Ravensbourne
This famous digital media and design institution has recently undertaken one of the biggest transformations of an educational institution, ever. From a sleepy, suburban, low-rise brick campus on the outskirts of London, they planned a move right next to The O2, to a purpose-built open-plan architectural wonder built on ten floors with an exterior meticulously covered with 30,000 interlinked tiles.
The Johnson Banks Design Agency was set the task that with both words and pictures, they had to find a way to reposition the institution externally whilst bringing the internal community on board. At the same time as pitching their positioning into the future and reflecting all of this with an identity change.
They started experimenting with the institution’s name thrown at angles through the tiles, originally neatly linking together. But then discovered that by slightly rotating the tiles, they could create a sense of movement and restlessness that seemed to fit well with the college’s future ambitions. From countless permutations, they settled on half a dozen examples, in both colour and black and white.
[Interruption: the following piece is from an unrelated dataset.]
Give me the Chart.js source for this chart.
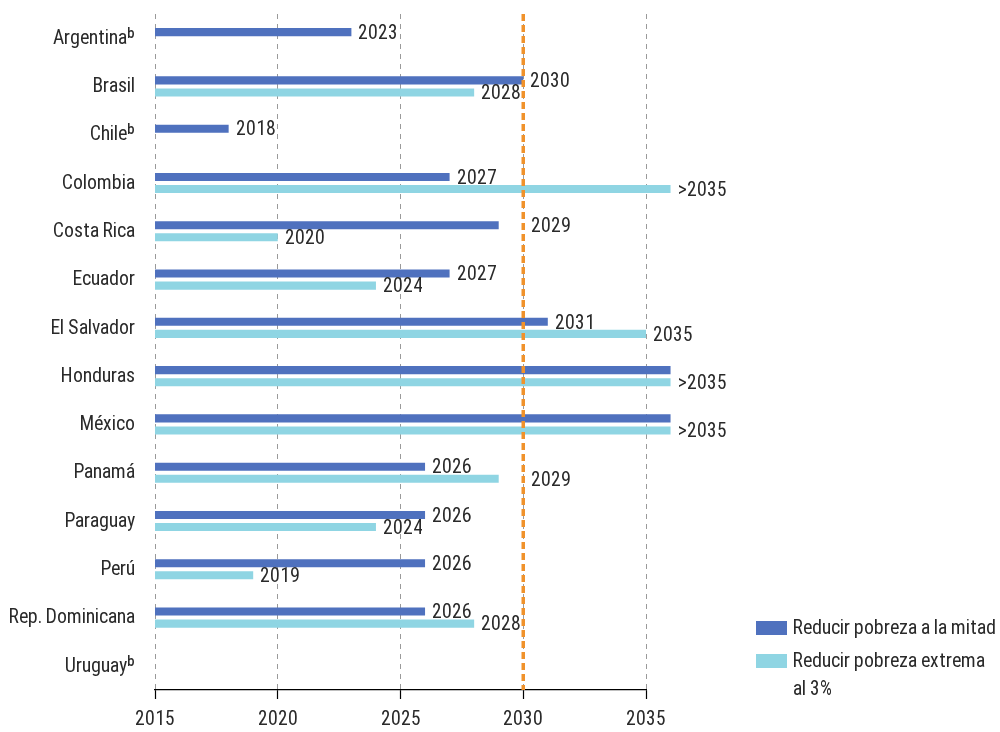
<!DOCTYPE html>
<html>
<head>
<meta charset="utf-8">
<script src="https://cdn.jsdelivr.net/npm/chart.js@4.4.1/dist/chart.umd.min.js"></script>
<style>
  @font-face {
    font-family: "CondFont";
    src: local("Roboto Condensed"), local("RobotoCondensed-Regular"),
         local("Liberation Sans Narrow"), local("LiberationSansNarrow-Regular"),
         local("DejaVu Sans Condensed"), local("DejaVuSansCondensed");
  }
  body { margin: 0; background: #fff; }
  #wrap { position: relative; width: 1000px; height: 732px; }
  .legend { position: absolute; left: 756px; color: #2a2a2a; line-height: 28px; }
  .legend .box { position: absolute; left: 0; top: 7px; width: 31px; height: 14px; }
  .legend .txt { margin-left: 37px; white-space: nowrap; }
</style>
</head>
<body>
<div id="wrap">
  <canvas id="chartCanvas"></canvas>
  <div class="legend" style="top:614px"><span class="box" style="background:#4F71BE"></span><div class="txt">Reducir pobreza a la mitad</div></div>
  <div class="legend" style="top:647px"><span class="box" style="background:#8FD5E3"></span><div class="txt">Reducir pobreza extrema<br>al 3%</div></div>
</div>
<script>
// countries (ᵇ = nota b)
const countries = ["Argentinaᵇ", "Brasil", "Chileᵇ", "Colombia", "Costa Rica", "Ecuador", "El Salvador",
    "Honduras", "México", "Panamá", "Paraguay", "Perú", "Rep. Dominicana", "Uruguayᵇ"];

// year each goal is reached; 2036 stands for ">2035"
const halfPoverty = [2023, 2030, 2018, 2027, 2029, 2027, 2031, 2036, 2036, 2026, 2026, 2026, 2026, null];
const extremePoverty = [null, 2028, null, 2036, 2020, 2024, 2035, 2036, 2036, 2029, 2024, 2019, 2028, null];

const halfLabels = ["2023", "2030", "2018", "2027", "2029", "2027", "2031", "", "", "2026", "2026", "2026", "2026", ""];
const extremeLabels = ["", "2028", "", ">2035", "2020", "2024", "2035", ">2035", ">2035", "2029", "2024", "2019", "2028", ""];

const startYear = 2015;
const targetYear = 2030;
const xTicks = [2015, 2020, 2025, 2030, 2035];

const toRange = arr => arr.map(v => v == null ? null : [startYear, v]);

function build(cond) {
    const FONT = cond ? 'CondFont, Roboto, sans-serif' : 'Roboto, sans-serif';
    const SIZE = cond ? 19.5 : 17;
    const TEXT = '#2a2a2a';
    document.querySelectorAll('.legend').forEach(el => {
        el.style.fontFamily = FONT;
        el.style.fontSize = SIZE + 'px';
    });

    // dashed orange line at the 2030 target + value labels at bar ends
    const overlayPlugin = {
        id: 'overlay',
        afterDatasetsDraw(chart) {
            const ctx = chart.ctx;
            const xs = chart.scales.x;
            const area = chart.chartArea;
            const xT = xs.getPixelForValue(targetYear);

            ctx.save();
            ctx.strokeStyle = '#F0922B';
            ctx.lineWidth = 3.5;
            ctx.setLineDash([7, 4]);
            ctx.beginPath();
            ctx.moveTo(xT, area.top);
            ctx.lineTo(xT, area.bottom);
            ctx.stroke();
            ctx.setLineDash([]);

            ctx.font = SIZE + 'px ' + FONT;
            ctx.fillStyle = TEXT;
            ctx.textBaseline = 'middle';
            const labelSets = [halfLabels, extremeLabels];
            chart.data.datasets.forEach((ds, di) => {
                const meta = chart.getDatasetMeta(di);
                meta.data.forEach((bar, i) => {
                    const txt = labelSets[di][i];
                    if (!txt || ds.data[i] == null) return;
                    let x = bar.x + 7;
                    const w = ctx.measureText(txt).width;
                    // 2029 labels jump over the target line
                    if (ds.data[i][1] < targetYear && x + w > xT + 2) x = xT + 8;
                    ctx.fillText(txt, x, bar.y + 1);
                });
            });
            ctx.restore();
        }
    };

    new Chart(document.getElementById('chartCanvas'), {
        type: 'bar',
        data: {
            labels: countries,
            datasets: [
                {
                    label: 'Reducir pobreza a la mitad',
                    data: toRange(halfPoverty),
                    backgroundColor: '#4F71BE',
                    categoryPercentage: 0.5,
                    barPercentage: 0.67,
                    clip: false
                },
                {
                    label: 'Reducir pobreza extrema al 3%',
                    data: toRange(extremePoverty),
                    backgroundColor: '#8FD5E3',
                    categoryPercentage: 0.5,
                    barPercentage: 0.67,
                    clip: false
                }
            ]
        },
        options: {
            indexAxis: 'y',
            responsive: true,
            maintainAspectRatio: false,
            animation: false,
            layout: { padding: { top: 14, right: 354, left: 0, bottom: 0 } },
            plugins: {
                legend: { display: false },
                tooltip: { enabled: false }
            },
            scales: {
                x: {
                    type: 'linear',
                    min: 2015,
                    max: 2035,
                    afterBuildTicks: s => { s.ticks = xTicks.map(v => ({ value: v })); },
                    afterFit: s => { s.height = 42; s.paddingLeft = 0; s.paddingRight = 0; },
                    border: { display: true, color: '#000', width: 1.2, dash: [5, 5] },
                    grid: {
                        color: '#9a9a9a',
                        lineWidth: 1,
                        drawTicks: true,
                        tickLength: 9,
                        tickColor: '#000',
                        tickWidth: 1.2,
                        tickBorderDash: []
                    },
                    ticks: {
                        padding: 9,
                        color: TEXT,
                        font: { family: FONT, size: SIZE },
                        callback: v => String(v),
                        maxRotation: 0
                    }
                },
                y: {
                    afterFit: s => { s.width = 155; s.paddingTop = 0; s.paddingBottom = 0; },
                    border: { display: false },
                    grid: { display: false },
                    ticks: {
                        padding: 12,
                        color: TEXT,
                        font: { family: FONT, size: SIZE }
                    }
                }
            }
        },
        plugins: [overlayPlugin]
    });
}

document.fonts.load('20px CondFont')
    .then(list => build(list.length > 0))
    .catch(() => build(false));
</script>
</body>
</html>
They realised that Ravensbourne, like many other design institutions, struggled to make their images and photos of students and student projects particularly unique. Every library, every computer shot seemed the same, especially after you’ve looked through a handful of prospectuses. So they developed a way to take the tiling pattern and incorporate it into student photographs. Almost overnight, they gained an identity approach to logos, typography and images that could ‘glue’ together elements such as folders, reports and prospectuses, and has been applied extensively online.
As the new building took shape and it quickly became apparent that signage and wayfinding would prove critical to the building’s success, as a viable work-and-play-place. Producing over-sized aluminium logos was one part of this challenge.
Because of the slightly confusing interior architecture of the building, they opted to use vast painted and stenciled shapes derived from the tiling pattern. These incorporated large floor numerals to make it clear to visitors exactly where they were at any stage of their visit.









I think this college has done really well with their branding. I really like how they have brought through the shapes from their building into everything and made it different and interesting. The logo is really effective everywhere they’ve used it. We could do something similar with our brand by using the tiles from our main entrance.